Stanford Medicine Newsletter Updates For the Local Community


25 years of improving health

Neonatologist David Stevenson, MD, attended the opening of the hospital 25 years ago and looks forward to its future.


From the beginning, Lucile Packard Children’s Hospital Stanford stood out. When it opened on June 10, 1991, it was one of very few children’s hospitals in America to incorporate both pediatrics and labor and delivery in one facility.

Now, 25 years later, the hospital is the centerpiece of a preeminent pediatric and obstetric health system that has 65 locations in the Bay Area. Since 1991, the hospital and enterprise have logged more than 3 million clinic visits, 1,600 solid organ transplants and 110,000 births — and found a permanent place on the U.S. News & World Report annual list of America’s best children’s hospitals.

“From the start, our goal has been to fulfill the vision of Lucile Salter Packard, our generous founder and visionary for children’s health,” said Christopher G. Dawes, president and CEO. “She planned a very nurturing environment, one that would make possible medical breakthroughs for our children, our grandchildren and the children of the future.”

Honoring a legacy

“I remember opening day just like it was yesterday,” recalled renowned neonatologist and researcher David Stevenson, MD, professor of pediatrics at the School of Medicine, who helped plan and open the hospital, where he continues to treat premature infants. “It was really exciting to see the whole community come out to celebrate.

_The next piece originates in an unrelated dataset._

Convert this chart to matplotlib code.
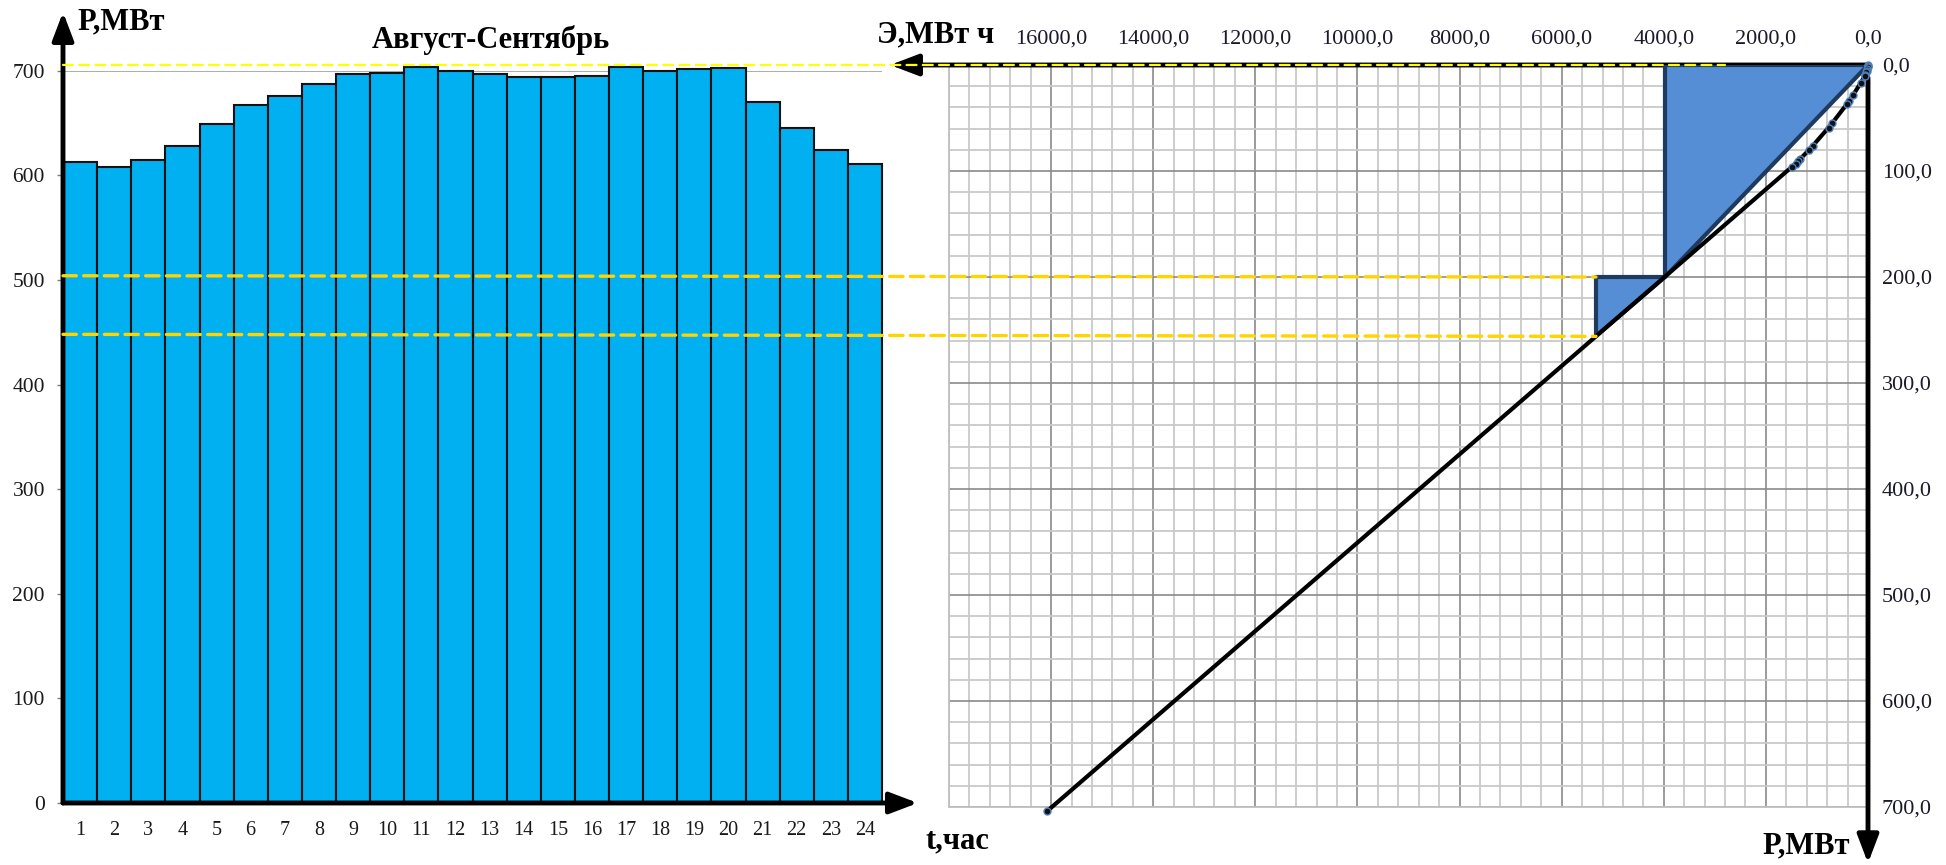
import matplotlib
matplotlib.use("Agg")
import matplotlib.pyplot as plt
from matplotlib.patches import Polygon, ConnectionPatch
from matplotlib.ticker import FixedLocator, MultipleLocator, FuncFormatter

plt.rcParams['font.family'] = ['Liberation Serif', 'DejaVu Serif']

# Hourly load, August-September day (MW)
hours = list(range(1, 25))
load_mw = [613, 608, 615, 628, 649, 667, 676, 687, 697, 698, 704, 700,
           697, 694, 694, 695, 704, 700, 702, 703, 670, 645, 624, 611]

# Integral load curve: depth below the daily peak (MW) vs energy above that level (MWh)
curve_depth = [0, 1, 2, 4, 6, 7, 9, 10, 17, 28, 34, 37, 55, 59, 76, 80,
               89, 91, 93, 96, 704]
curve_energy = [0, 2, 5, 13, 25, 32, 50, 60, 144, 287, 371, 416, 704, 772,
                1078, 1154, 1334, 1376, 1420, 1489, 16081]

# Peak blocks cut from the integral curve (depth, energy)
block_depth = [200, 256]
block_energy = [3985, 5329]
peak_line_end = 2800

energy_ticks = [0, 2000, 4000, 6000, 8000, 10000, 12000, 14000, 16000]
power_ticks = [0, 100, 200, 300, 400, 500, 600, 700]

W, H = 1946, 865
fig = plt.figure(figsize=(W / 100, H / 100), dpi=100)
fig.patch.set_facecolor('white')


def fx(px):
    return px / W


def fy(py):
    return 1 - py / H


# ---------------- left: daily load bar chart ----------------
ax1 = fig.add_axes([fx(63), fy(803), fx(882) - fx(63), fy(70.7) - fy(803)])
ax1.bar(hours, load_mw, width=1.0, color='#00B0F0', edgecolor='#111111',
        linewidth=1.5, zorder=2, clip_on=False)
ax1.set_xlim(0.5, 24.5)
ax1.set_ylim(0, 700)
ax1.set_yticks(power_ticks)
ax1.set_xticks(hours)
ax1.yaxis.grid(True, color='#A6A6A6', linewidth=1.3)
ax1.set_axisbelow(True)
for s in ax1.spines.values():
    s.set_visible(False)
ax1.tick_params(axis='y', length=4, width=1, color='#808080', pad=9,
                labelsize=15.5, labelcolor='#1a1a1a')
ax1.tick_params(axis='x', length=0, pad=13, labelsize=14.5, labelcolor='#1a1a1a')

arrow_kw = dict(arrowstyle='-|>,head_length=1.0,head_width=0.38',
                color='black', lw=3.5, shrinkA=0, shrinkB=0, mutation_scale=17)
ax1.annotate('', xy=(0.5, 756), xytext=(0.5, 0), arrowprops=arrow_kw,
             annotation_clip=False)
ax1.annotate('', xy=(25.55, 0), xytext=(0.5, 0), arrowprops=arrow_kw,
             annotation_clip=False)

# ---------------- right: integral load curve ----------------
ax2 = fig.add_axes([fx(949), fy(807), fx(1868) - fx(949), fy(65) - fy(807)])
ax2.set_xlim(18000, 0)
ax2.set_ylim(700, 0)
ax2.xaxis.tick_top()
ax2.yaxis.tick_right()
ax2.xaxis.set_major_locator(FixedLocator(energy_ticks))
ax2.yaxis.set_major_locator(FixedLocator(power_ticks))
ax2.xaxis.set_minor_locator(MultipleLocator(400))
ax2.yaxis.set_minor_locator(MultipleLocator(20))
fmt = FuncFormatter(lambda v, p: f"{v:.1f}".replace('.', ','))
ax2.xaxis.set_major_formatter(fmt)
ax2.yaxis.set_major_formatter(fmt)
ax2.grid(True, which='minor', color='#C9C9C9', linewidth=1.3)
ax2.grid(True, which='major', color='#8A8A8A', linewidth=1.2)
ax2.set_axisbelow(True)
ax2.tick_params(which='both', length=0)
ax2.tick_params(axis='x', pad=12, labelsize=16, labelcolor='#1a1a2a')
ax2.tick_params(axis='y', pad=10, labelsize=16, labelcolor='#1a1a2a')
for k, s in ax2.spines.items():
    if k in ('left', 'bottom'):
        s.set_color('#BFBFBF')
        s.set_linewidth(1.3)
    else:
        s.set_visible(False)

ax2.annotate('', xy=(19154, 0), xytext=(0, 0), arrowprops=arrow_kw,
             annotation_clip=False)
ax2.annotate('', xy=(0, 753), xytext=(0, 12), arrowprops=arrow_kw,
             annotation_clip=False)

e1, e2 = block_energy
h1, h2 = block_depth
tri_kw = dict(facecolor='#558ED5', edgecolor='#1F3A5F', linewidth=3,
              joinstyle='round', zorder=3)
ax2.add_patch(Polygon([(0, 0), (e1, 0), (e1, h1)], closed=True, **tri_kw))
ax2.add_patch(Polygon([(e1, h1), (e2, h1), (e2, h2)], closed=True, **tri_kw))

ax2.plot(curve_energy, curve_depth, color='black', lw=3, marker='o', ms=5,
         mfc='#111111', mec='#4F81BD', mew=1, zorder=4, clip_on=False)

# ---------------- guide lines between the two charts ----------------
peak = max(load_mw)
fig.add_artist(ConnectionPatch(xyA=(0.5, peak + 1.5), coordsA=ax1.transData,
                               xyB=(peak_line_end, 0), coordsB=ax2.transData,
                               arrowstyle='-', color='#FFFF00', lw=1.6,
                               linestyle=(0, (4.5, 2.8)), zorder=5))
# both block levels are carried across to the left edge of the lower block
for h in block_depth:
    fig.add_artist(ConnectionPatch(xyA=(0.5, peak - h), coordsA=ax1.transData,
                                   xyB=(e2, h), coordsB=ax2.transData,
                                   arrowstyle='-', color='#FFD400', lw=2.4,
                                   linestyle=(0, (4, 2.2)), zorder=5))

# ---------------- captions ----------------
bold = dict(fontweight='bold', fontsize=22, color='black')
fig.text(fx(77), fy(22), 'P,МВт', ha='left', va='center', **bold)
fig.text(fx(491), fy(40), 'Август-Сентябрь', ha='center', va='center', **bold)
fig.text(fx(925), fy(841), 't,час', ha='left', va='center', **bold)
fig.text(fx(877), fy(35), 'Э,МВт ч', ha='left', va='center', **bold)
fig.text(fx(1762), fy(846), 'P,МВт', ha='left', va='center', **bold)

fig.savefig('out.png', dpi=100, facecolor='white')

Their support has played a huge role in our tremendous impact.”

The community gathered to celebrate the opening of Lucile Packard Children's Hospital Stanford 25 years ago.


Lucile Packard, long an advocate for the health of children and expectant mothers, passed away before the hospital’s début. She and husband David Packard founded the hospital with a $40 million donation in 1986. “Her magnificent spirit still guides everything we do,” said Dawes. “She would have loved this place and all we’ve achieved.”

Those achievements include a series of notable breakthroughs in academic and clinical excellence, including:

  • Launch of the first mobile clinic program in America specifically targeting underserved adolescents
  • Development of a nonsteroid, immune-suppressing drug regimen for organ transplant recipients
  • Open-heart surgery on the youngest and smallest infant ever to undergo such an operation
  • Groundbreaking improvements in pregnancy and newborn care
  • Leadership in pre-term birth research
  • Pioneering food allergy research
  • Studies focused on eradicating disease for children around the world
  • Recognition as No. 1 in the nation in solid organ transplant volume

“I know my mother would be extraordinarily proud of everything Lucile Packard Children’s Hospital stands for,” said Susan Packard Orr, vice chair of the hospital’s board of directors. “The breakthrough discoveries, the community service, the family-centered approach and such great care are exactly what she wanted this hospital to be.”

Expanding access

“Major advances in patient care mean that more children today are living into adulthood with serious and chronic diseases that would have been fatal 15–25 years ago,” said Christy Sandborg, MD, pediatric rheumatologist and professor of pediatrics at the School of Medicine. “There’s an increasing demand for more space to care for these kids and families.”

That’s why Packard Children’s Hospital will open a new centerpiece for the pediatric and obstetric medical campus in the summer of 2017— a $1.1 billion expansion that adds 521,000 square feet of building space and 149 patient beds. The project will create one of the most technologically advanced, family-friendly and environmentally sustainable hospitals for children and expectant mothers.

The hospital’s influence expanded further in 2012 and in a way no one could have predicted back in 1991. “We launched a new, integrated network called Stanford Children’s Health,” said Dawes. The network, with the hospital at its center, now has 65 locations in Northern California and 100 locations in the western United States. “It was our response to a changing health care environment and consumers’ increased demand for high-quality services, like those at Stanford Medicine, to be available closer to their homes.”

That model, providing everything from routine checkups to advanced treatment, has been a runaway success. Together with the hospital, this comprehensive health system receives more than 500,000 clinic visits a year.

The next 25

In the last 25 years, Lucile Packard Children’s Hospital has helped to lead the world in advancing pediatric research, care and training for the benefit of countless children, said Lloyd Minor, MD, dean of the School of Medicine. “As an integral part of Stanford Medicine, the hospital remains indispensable to our overarching vision for precision health, through which we win the race against childhood and adult disease before it even begins—preventing conditions before they strike and curing them decisively if they do,” Minor said.